Romney was drawn to the right on issues like immigration as he fought off challenges from other Republicans. On Monday, he signaled he was considering a wider range of immigration policies, including a proposal from Sen. Marco Rubio of Florida that would allow some young illegal immigrants a chance at visas to stay in the U.S. while denying them an opportunity to become citizens.

Romney appeared alongside Rubio, a Cuban-American senator who is considered a top potential pick for vice president, not only because of his conservative credentials but also because he is seen as being able to shore-up badly needed support from the Latino community.

Romney also embraced a temporary extension of lower interest rates for student loans, a policy opposed by Republican members of the House of Representatives but backed by Obama.

Romney announced his support for that proposal as he campaigned in Pennsylvania a day before its Republican primary. While Pennsylvania is a battleground state in the general election, his campaign visits Sunday night and Monday were largely scheduled before Santorum left the race and the primary in Santorum's home state was still competitive.

There are a total of 209 delegates to the Republican national nominating convention at stake on Tuesday.

Romney has to walk a careful line because he is still viewed warily by the party's conservative base because of his shifting positions on such issues as abortion and gay rights. At the same time, he has to begin making inroads to reduce the big lead Obama has among Hispanic, women and young voters who propelled the Democrat to victory in 2008.

Obama, meanwhile, is intent on holding on to those constituencies. His Tuesday-Wednesday tour through college campuses in North Carolina, Colorado and Iowa — three states strategically important to his re-election bid — is intended to rally the young supporters he needs again in November by touting his effort to keep the cost of college loans from soaring for millions of students.

Both Obama and Romney are now on record for freezing the current interest rates on a popular federal loan for poorer and middle-class students. The issue is looming because the rate will double from 3.4 percent to 6.8 percent on July 1 without intervention by Congress, an expiration date chosen in 2007 when a Democratic Congress voted to chop the rate in half.

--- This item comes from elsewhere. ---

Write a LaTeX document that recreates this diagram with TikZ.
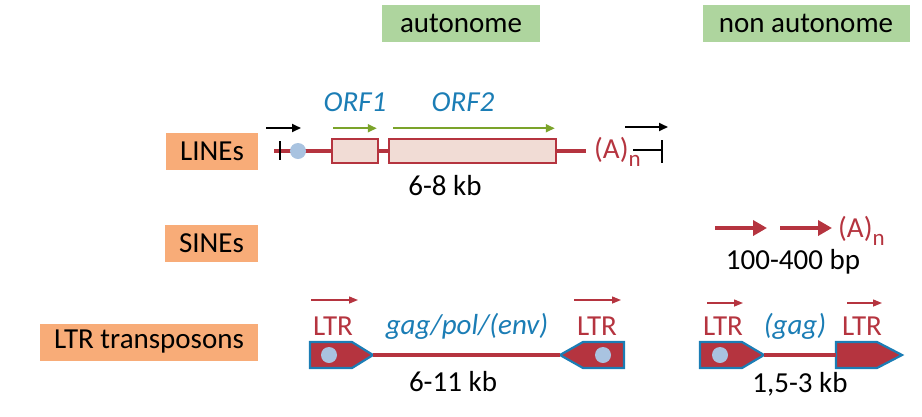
\documentclass[tikz,border=0pt]{standalone}
\usepackage{fontspec}
\setmainfont{Carlito}
\usetikzlibrary{arrows.meta}

\definecolor{elred}{HTML}{B5343F}
\definecolor{elblue}{HTML}{1B7DB5}
\definecolor{dotblue}{HTML}{A9C3E0}
\definecolor{catgreen}{HTML}{AED59E}
\definecolor{famorange}{HTML}{F8AC78}
\definecolor{orfgreen}{HTML}{7BA32A}
\definecolor{orffill}{HTML}{F1DCD5}

\newcommand{\txt}{\fontsize{29}{33}\selectfont}
\newcommand{\polyA}{(A)\raisebox{-8pt}{\fontsize{23}{25}\selectfont n}}

\tikzset{
  cat/.style={fill=catgreen, minimum height=37pt, inner sep=0pt, font=\txt},
  fam/.style={fill=famorange, minimum height=37pt, inner sep=0pt, font=\txt},
  gene/.style={draw=elred, line width=4pt},
  orf/.style={draw=elred, fill=orffill, line width=1.5pt, minimum height=24pt, inner sep=0pt},
  orflbl/.style={text=elblue, font=\txt\itshape},
  size/.style={font=\txt},
  polya/.style={text=elred, font=\txt, inner sep=0pt},
  orfarrow/.style={draw=orfgreen, line width=1.8pt, -{Triangle[length=9pt,width=8pt]}},
  tsarrow/.style={draw=black, line width=1.8pt, -{Triangle[length=9pt,width=8pt]}},
  sinearrow/.style={draw=elred, line width=4.5pt, -{Triangle[length=14pt,width=15pt]}},
  ltrarrow/.style={draw=elred, line width=1.4pt, -{Triangle[length=9pt,width=7pt]}},
  ltrbox/.style={draw=elblue, fill=elred, line width=2.2pt, line join=miter},
  ltrlbl/.style={text=elred, font=\txt},
  dot/.style={fill=dotblue}
}

\begin{document}
\begin{tikzpicture}[x=1pt,y=-1pt]
\useasboundingbox (0,0) rectangle (922,416);

% classes
\node[cat, minimum width=158pt] (auto) at (461,23) {autonome};
\node[cat, minimum width=207pt] (nonauto) at (806,23) {non autonome};

% families
\node[fam, minimum width=92pt] (lines) at (212,151.5) {LINEs};
\node[fam, minimum width=93pt] (sines) at (211.5,243.5) {SINEs};
\node[fam, minimum width=218pt] (ltrs) at (149,342) {LTR transposons};

% LINEs
\coordinate (l5) at (274,151);
\coordinate (l3) at (586,151);
\node[orf, minimum width=46pt] (orf1) at (355,151) {};
\node[orf, minimum width=167pt] (orf2) at (472.5,151) {};
\draw[gene] (l5) -- (orf1.west);
\draw[gene] (orf1.east) -- (orf2.west);
\draw[gene] (orf2.east) -- (l3);
\draw[line width=1.5pt] (280,141) -- (280,160);
\fill[dot] (298,151) circle (8pt);
\draw[orfarrow] ([shift={(2,-10)}]orf1.north west) -- ([shift={(-2,-10)}]orf1.north east);
\draw[orfarrow] ([shift={(5,-10)}]orf2.north west) -- ([shift={(-2,-10)}]orf2.north east);
\node[orflbl] (orf1lbl) at (355,102) {ORF1};
\node[orflbl] (orf2lbl) at (463,102) {ORF2};
\node[polya, anchor=west] (pa1) at (594,152) {\polyA};
\coordinate (t0) at (633,150);
\coordinate (t1) at (662,150);
\draw[line width=1.8pt] (t0) -- (t1);
\draw[line width=1.8pt] (662,140) -- (662,163);
\draw[tsarrow] (266,128) -- (301,128);
\draw[tsarrow] (625,127) -- (668,127);
\node[size] (linesize) at (445,186) {6-8 kb};

% SINEs
\coordinate (s0) at (715,228);
\coordinate (s1) at (767,228);
\coordinate (s2) at (780,228);
\coordinate (s3) at (832,228);
\draw[sinearrow] (s0) -- (s1);
\draw[sinearrow] (s2) -- (s3);
\node[polya, anchor=west] (pa2) at (838,231) {\polyA};
\node[size] (sinesize) at (793,262) {100-400 bp};

% LTR transposons, autonome
\filldraw[ltrbox] (310,342) -- (352,342) -- (373,355) -- (352,368) -- (310,368) -- cycle;
\filldraw[ltrbox] (624,342) -- (583,342) -- (560,355) -- (583,368) -- (624,368) -- cycle;
\coordinate (a5) at (373,355);
\coordinate (a3) at (560,355);
\draw[gene] (a5) -- (a3);
\fill[dot] (329,355) circle (8pt);
\fill[dot] (603,355) circle (8pt);
\node[ltrlbl] (ltra) at (333,326) {LTR};
\node[ltrlbl] (ltrb) at (597,326) {LTR};
\draw[ltrarrow] (311,300) -- (358,300);
\draw[ltrarrow] (574,300) -- (621,300);
\node[orflbl] (gagpol) at (467,326) {gag/pol/(env)};
\node[size] (ltrsize) at (453,382) {6-11 kb};

% LTR transposons, non autonome
\filldraw[ltrbox] (700,342) -- (742,342) -- (764,355) -- (742,368) -- (700,368) -- cycle;
\filldraw[ltrbox] (836,342) -- (877,342) -- (902,355) -- (877,368) -- (836,368) -- cycle;
\coordinate (b5) at (764,355);
\coordinate (b3) at (836,355);
\draw[gene] (b5) -- (b3);
\fill[dot] (720,355) circle (8pt);
\node[ltrlbl] (ltrc) at (723,326) {LTR};
\node[ltrlbl] (ltrd) at (862,326) {LTR};
\draw[ltrarrow] (707,303) -- (743,303);
\draw[ltrarrow] (847,303) -- (882,303);
\node[orflbl] (gag) at (795,326) {(gag)};
\node[size] (miniSize) at (800,384) {1,5-3 kb};
\end{tikzpicture}
\end{document}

The president speaks Tuesday at the University of North Carolina at Chapel Hill and the University of Colorado at Boulder, and then the University of Iowa on Wednesday. All three universities are in states that Obama carried in 2008, and all three states are considered among the several that could swing to Obama or Romney and help decide a close 2012 election.

Both campaigns are fighting for the support of voters buried in college debt. The national debt amassed on student loans is higher than that for credit cards or auto loans.

The Federal Reserve Bank of New York has estimated about 15 percent of Americans, or 37 million people, have outstanding student loan debt. The banks put the total at $870 billion, though other estimates have reached $1 trillion.

Obama, previewing the message he will give at all three colleges, said over the weekend that allowing the interest rates to double this summer would hurt more than 7 million students.

''That would be a tremendous blow,'' Obama said. ''And it's completely preventable.''

Romney agreed with that conclusion even in the midst of blasting Obama's economic leadership. ''Given the bleak job prospects that young Americans coming out of college face today, I encourage Congress to temporarily extend the low rate,'' Romney said in a statement.

Obama carried voters between the ages of 18-29 by a margin of about 2-to-1 in 2008, but many recent college graduates have faced high levels of unemployment.